Es como el diccionario de la Real Academia de España (RAE) define la palabra navegación en su tercera acepción. El hombre navega desde hace milenios. Los egipcios lo tenían relativamente fácil y sin mayor problema porque navegando en el Nilo y el Mar Rojo y mayormente de día, con algo de conocimiento y memoria visual les alcanzaba para dar solución a la necesidad de conocer su posición. Los fenicios y su comercio con el púrpura, tinte reservado a casas reales y que extraían de la concha murex, necesitaban dominar el cálculo de la longitud para planificar mejor sus entregas.
A Cartago le pasó lo mismo, y luego a Venecia, que calladamente dirigía airosa el comercio entre oriente y occidente. La ciencia se puede aprender con tiempo, algo de atención, y un buen maestro. Los desarrollos tecnológicos no han parado: el compás magnético se inventó en China en 200 a. C., y llegó a Occidente sobre el 1200. Desde 1700 mas o menos se han podido adquirir instrumentos que ayudan a encontrar la posición (cronómetro marino, octante), conocer la velocidad (corredera) y comprobar la profundidad (escandallo, sondas ecoicas). En la segunda mitad del siglo XX ya había radares para yates, radiogoniómetros, sonares y finalmente, en los ‘90, el GPS. La ciencia está con nosotros y es asequible.
El arte es más esquivo y no abierto a todos. No puede estudiarse ni comprarse, sólo percibirse, envidiarse y respetarse, porque el marino jamás está satisfecho: es socrático por naturaleza y ávido de ulterior conocimiento. Ese sexto sentido hay quien lo tiene, y hay otros muchos, la mayoría, que no lo tendrán jamás por más esfuerzo que hagan. En la navegación, el arte se manifiesta de diferentes maneras: se «siente» el barco como si fuera parte de uno, un navegante con arte sabe cuando el paño está «trabado» sin necesitar ningún instrumento: filar un poco esa escota, otro poquillo aquella para abrir la baluma, y el barco se desbloquea y ejecuta su danza libertadora entre viento y oleaje, la coreografía para la que fue creado.
El arte náutico se nota, se nota enseguida. Gente que al poner un pie en cubierta ejerce un control atávico pero indiscutible sobre el barco sin tener que moverse ni hablar. Siempre imaginé que, al embarcar, el corazón de estos agraciados baja sus latidos y la gran mayoría de hormonas segregadas tienen que ver con la emoción. Es una reacción irracional aprendida durante singladuras, una compenetración completa que no necesita exteriorizarse.
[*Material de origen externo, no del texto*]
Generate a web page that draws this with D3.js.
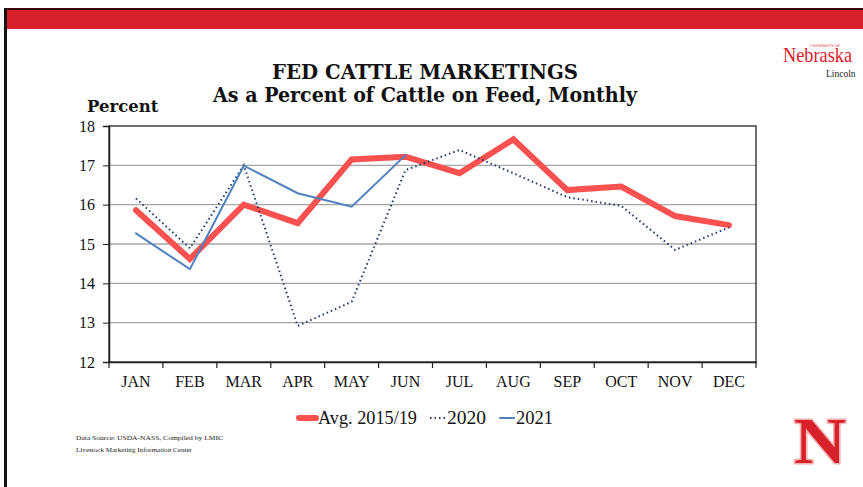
<!DOCTYPE html>
<html>
<head>
<meta charset="utf-8">
<script src="https://cdn.jsdelivr.net/npm/d3@7"></script>
<style>
  body { margin: 0; background: #fff; }
  svg { display: block; font-family: "DejaVu Serif", "Liberation Serif", serif; }
</style>
</head>
<body>
<div id="chart"></div>
<script>
const width = 863;
const height = 487;

// chart data
const months = ["JAN", "FEB", "MAR", "APR", "MAY", "JUN", "JUL", "AUG", "SEP", "OCT", "NOV", "DEC"];
const avg1519 = [15.86, 14.62, 16.0, 15.53, 17.15, 17.22, 16.8, 17.66, 16.37, 16.46, 15.71, 15.48];
const y2020 = [16.16, 14.89, 17.0, 12.92, 13.53, 16.88, 17.39, 16.8, 16.19, 15.97, 14.85, 15.42];
const y2021 = [15.27, 14.36, 16.99, 16.29, 15.95, 17.26];
const yTicks = [12, 13, 14, 15, 16, 17, 18];

const series = [
  { name: "Avg. 2015/19", values: avg1519, color: "#f9514f", width: 6, dash: null },
  { name: "2020", values: y2020, color: "#1f3a6e", width: 2, dash: "1.5,3" },
  { name: "2021", values: y2021, color: "#4f81bd", width: 2, dash: null }
];

const margin = { top: 126, right: 107, bottom: 125, left: 109 };

const svg = d3.select("#chart").append("svg")
  .attr("width", width)
  .attr("height", height);

// slide frame: left border, top red band
svg.append("rect").attr("x", 0).attr("y", 0).attr("width", width).attr("height", height).attr("fill", "#fff");
svg.append("rect").attr("x", 4).attr("y", 8).attr("width", width).attr("height", 2.5).attr("fill", "#3a0a0a");
svg.append("rect").attr("x", 4).attr("y", 10).attr("width", width).attr("height", 19).attr("fill", "#d8202a");
svg.append("rect").attr("x", 4).attr("y", 8).attr("width", 3).attr("height", height).attr("fill", "#111");

const x = d3.scaleBand()
  .domain(months)
  .range([margin.left, width - margin.right]);

const y = d3.scaleLinear()
  .domain([12, 18])
  .range([height - margin.bottom, margin.top]);

// grid lines
svg.append("g")
  .selectAll("line")
  .data(yTicks.slice(1, -1))
  .join("line")
  .attr("x1", margin.left)
  .attr("x2", width - margin.right)
  .attr("y1", d => y(d))
  .attr("y2", d => y(d))
  .attr("stroke", "#a6a6a6")
  .attr("stroke-width", 1.3);

// plot frame
svg.append("rect")
  .attr("x", margin.left)
  .attr("y", margin.top)
  .attr("width", width - margin.left - margin.right)
  .attr("height", height - margin.top - margin.bottom)
  .attr("fill", "none")
  .attr("stroke", "#222")
  .attr("stroke-width", 1.3);

// y axis
const yAxis = svg.append("g")
  .attr("transform", `translate(${margin.left},0)`)
  .call(d3.axisLeft(y).tickValues(yTicks).tickSize(6).tickPadding(8).tickFormat(d3.format("d")));
yAxis.select(".domain").attr("stroke", "#222").attr("stroke-width", 1.5);
yAxis.selectAll(".tick line").attr("stroke", "#222");
yAxis.selectAll("text").attr("font-size", 16).attr("fill", "#111").attr("font-family", "Liberation Serif, serif");

// x axis: ticks at the category boundaries
const xAxis = svg.append("g")
  .attr("transform", `translate(0,${height - margin.bottom})`)
  .call(d3.axisBottom(x).tickSize(0).tickPadding(14));
xAxis.select(".domain").attr("stroke", "#222").attr("stroke-width", 1.5);
xAxis.selectAll("text").attr("font-size", 16).attr("fill", "#111").attr("font-family", "Liberation Serif, serif");

const bounds = months.map(m => x(m)).concat([x.range()[1]]);
svg.append("g")
  .selectAll("line")
  .data(bounds)
  .join("line")
  .attr("x1", d => d).attr("x2", d => d)
  .attr("y1", height - margin.bottom)
  .attr("y2", height - margin.bottom + 6)
  .attr("stroke", "#222")
  .attr("stroke-width", 1.2);

// lines
const line = d3.line()
  .x((d, i) => x(months[i]) + x.bandwidth() / 2)
  .y(d => y(d));

svg.append("g")
  .selectAll("path")
  .data(series)
  .join("path")
  .attr("d", d => line(d.values))
  .attr("fill", "none")
  .attr("stroke", d => d.color)
  .attr("stroke-width", d => d.width)
  .attr("stroke-dasharray", d => d.dash)
  .attr("stroke-linejoin", "miter")
  .attr("stroke-linecap", d => d.dash ? "butt" : "round");

// titles
svg.append("text")
  .attr("x", 272).attr("y", 79)
  .attr("font-size", 19.5).attr("font-weight", "bold")
  .attr("textLength", 306).attr("lengthAdjust", "spacingAndGlyphs")
  .attr("fill", "#111")
  .text("FED CATTLE MARKETINGS");
svg.append("text")
  .attr("x", 213).attr("y", 102)
  .attr("font-size", 19.5).attr("font-weight", "bold")
  .attr("textLength", 424).attr("lengthAdjust", "spacingAndGlyphs")
  .attr("fill", "#111")
  .text("As a Percent of Cattle on Feed, Monthly");
svg.append("text")
  .attr("x", 87).attr("y", 112)
  .attr("font-size", 16.5).attr("font-weight", "bold")
  .attr("fill", "#111")
  .text("Percent");

// legend
const legendItems = [
  { s: series[0], x: 299, sw: 17, textX: 318, tw: 99 },
  { s: series[1], x: 430, sw: 15, textX: 447, tw: 39 },
  { s: series[2], x: 500, sw: 14, textX: 516, tw: 37 }
];
const legend = svg.append("g").attr("transform", "translate(0,418)");
legend.selectAll("line")
  .data(legendItems)
  .join("line")
  .attr("x1", d => d.x).attr("x2", d => d.x + d.sw)
  .attr("y1", 0).attr("y2", 0)
  .attr("stroke", d => d.s.color)
  .attr("stroke-width", d => d.s.width)
  .attr("stroke-dasharray", d => d.s.dash)
  .attr("stroke-linecap", d => d.s.dash ? "butt" : "round");
legend.selectAll("text")
  .data(legendItems)
  .join("text")
  .attr("x", d => d.textX).attr("y", 6)
  .attr("font-size", 19)
  .attr("font-family", "Liberation Serif, serif")
  .attr("textLength", d => d.tw).attr("lengthAdjust", "spacingAndGlyphs")
  .attr("fill", "#111")
  .text(d => d.s.name);

// source note
svg.append("text")
  .attr("x", 76).attr("y", 440)
  .attr("font-size", 6.5).attr("fill", "#222")
  .attr("font-family", "Liberation Serif, serif")
  .attr("textLength", 147).attr("lengthAdjust", "spacingAndGlyphs")
  .text("Data Source:  USDA-NASS,  Compiled  by LMIC");
svg.append("text")
  .attr("x", 76).attr("y", 452)
  .attr("font-size", 6.5).attr("fill", "#222")
  .attr("font-family", "Liberation Serif, serif")
  .attr("textLength", 116).attr("lengthAdjust", "spacingAndGlyphs")
  .text("Livestock Marketing Information Center");

// University logo, top right
svg.append("text")
  .attr("x", 783).attr("y", 62)
  .attr("font-family", "Liberation Serif, serif")
  .attr("font-size", 21).attr("fill", "#d8202a")
  .attr("textLength", 69).attr("lengthAdjust", "spacingAndGlyphs")
  .text("Nebraska");
svg.append("text")
  .attr("x", 810).attr("y", 47)
  .attr("font-size", 3.5).attr("fill", "#d8202a")
  .text("UNIVERSITY OF");
svg.append("text")
  .attr("x", 826).attr("y", 77)
  .attr("font-family", "Liberation Serif, serif")
  .attr("font-size", 9.5).attr("fill", "#222")
  .text("Lincoln");

// N logo, bottom right
svg.append("text")
  .attr("x", 820).attr("y", 463)
  .attr("text-anchor", "middle")
  .attr("font-family", "Liberation Serif, serif")
  .attr("font-size", 66).attr("font-weight", "bold")
  .attr("textLength", 52).attr("lengthAdjust", "spacingAndGlyphs")
  .attr("fill", "#d8202a")
  .attr("stroke", "#f2b2b2").attr("stroke-width", 3)
  .attr("paint-order", "stroke")
  .text("N");
</script>
</body>
</html>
Es seguridad (sin ser dominio), es confort, es la vida que adquiere ese objeto hasta ahora supuestamente inerte y que despierta en presencia de ese ser que lo completa. Quien comparte el arte de navegar con una embarcación pasa a formar parte de ella. La compenetración es total.
Todo lo que pasa en un barco está íntimamente conectado. Este tipo de patrón es atemporal y 99% calco de quienes fueron los más grandes, como Charlie Barr o John Bertram o Eric Tabarly. Y esos barcos receptores de la devoción al mar que nos hace quererlos se dan el lujo de no compartirse, porque son únicos para cada navegante de quien forman parte, y viceversa: cada navegante los verá y sentirá de manera diferente y serán únicos en un sentido que nada tiene que ver con esloras, aparejo o desplazamiento. Qué suerte tienen quienes pueden sentir así. Es magia, es hechizo. Es privilegio.